● **Collected data entries**
....
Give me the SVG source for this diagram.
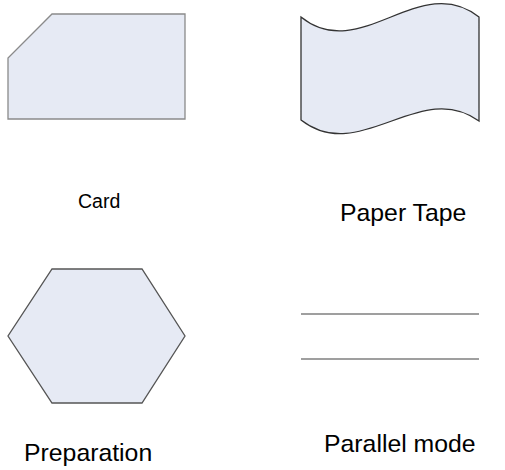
<svg xmlns="http://www.w3.org/2000/svg" width="505" height="470" viewBox="0 0 505 470">
<style>
.shape{fill:#E6EAF4;stroke-width:1.3;stroke-linejoin:miter}
.lbl{font-family:"Liberation Sans",Arial,sans-serif;fill:#000}
.big{font-size:24.8px}
.line{stroke:#7f7f7f;stroke-width:1.3;fill:none}
</style>
<rect width="505" height="470" fill="#fff"/>
<g id="card">
<path class="shape" stroke="#8a8a8a" d="M52,14 L185,14 L185,119 L8,119 L8,58 Z"/>
<text class="lbl" x="78" y="208" font-size="19.5">Card</text>
</g>
<g id="paper-tape">
<path class="shape" stroke="#333" d="M301,17 C360,65 420,-30 479,17 L479,121 C420,78 360,166 301,120 Z"/>
<text class="lbl big" x="340" y="221">Paper Tape</text>
</g>
<g id="preparation">
<path class="shape" stroke="#555" d="M52,269 L142,269 L185,336 L142,403 L52,403 L8,336 Z"/>
<text class="lbl big" x="24" y="461">Preparation</text>
</g>
<g id="parallel-mode">
<line class="line" x1="301" y1="314" x2="479" y2="314"/>
<line class="line" x1="301" y1="359" x2="479" y2="359"/>
<text class="lbl big" x="324" y="452">Parallel mode</text>
</g>
<g id="connectors"></g>
</svg>
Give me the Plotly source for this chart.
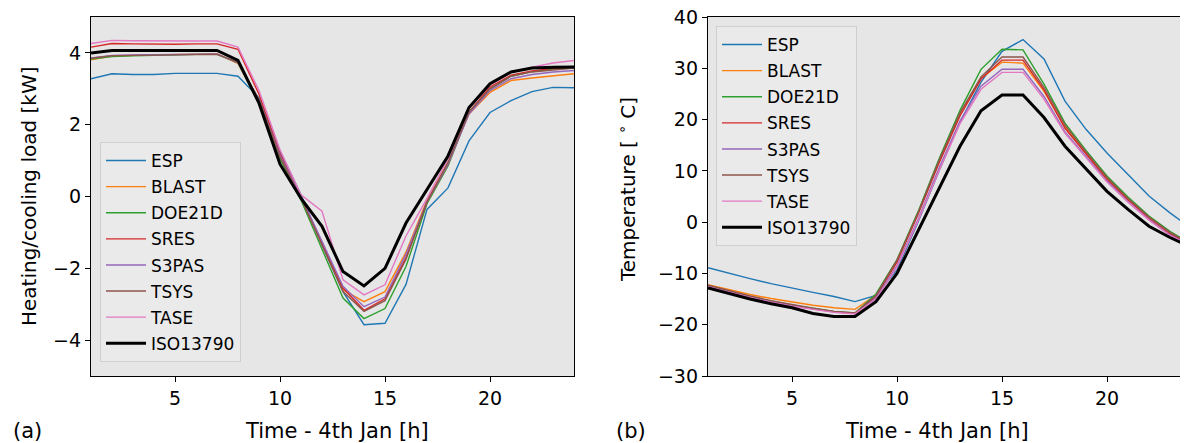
....
● **Goal**
The records above need to be given again exactly. Omit the pictures.

● **Answer to this task**
Give me the SVG source for this diagram.
<svg xmlns="http://www.w3.org/2000/svg" width="505" height="470" viewBox="0 0 505 470">
<style>
.shape{fill:#E6EAF4;stroke-width:1.3;stroke-linejoin:miter}
.lbl{font-family:"Liberation Sans",Arial,sans-serif;fill:#000}
.big{font-size:24.8px}
.line{stroke:#7f7f7f;stroke-width:1.3;fill:none}
</style>
<rect width="505" height="470" fill="#fff"/>
<g id="card">
<path class="shape" stroke="#8a8a8a" d="M52,14 L185,14 L185,119 L8,119 L8,58 Z"/>
<text class="lbl" x="78" y="208" font-size="19.5">Card</text>
</g>
<g id="paper-tape">
<path class="shape" stroke="#333" d="M301,17 C360,65 420,-30 479,17 L479,121 C420,78 360,166 301,120 Z"/>
<text class="lbl big" x="340" y="221">Paper Tape</text>
</g>
<g id="preparation">
<path class="shape" stroke="#555" d="M52,269 L142,269 L185,336 L142,403 L52,403 L8,336 Z"/>
<text class="lbl big" x="24" y="461">Preparation</text>
</g>
<g id="parallel-mode">
<line class="line" x1="301" y1="314" x2="479" y2="314"/>
<line class="line" x1="301" y1="359" x2="479" y2="359"/>
<text class="lbl big" x="324" y="452">Parallel mode</text>
</g>
<g id="connectors"></g>
</svg>
Give me the Plotly source for this chart.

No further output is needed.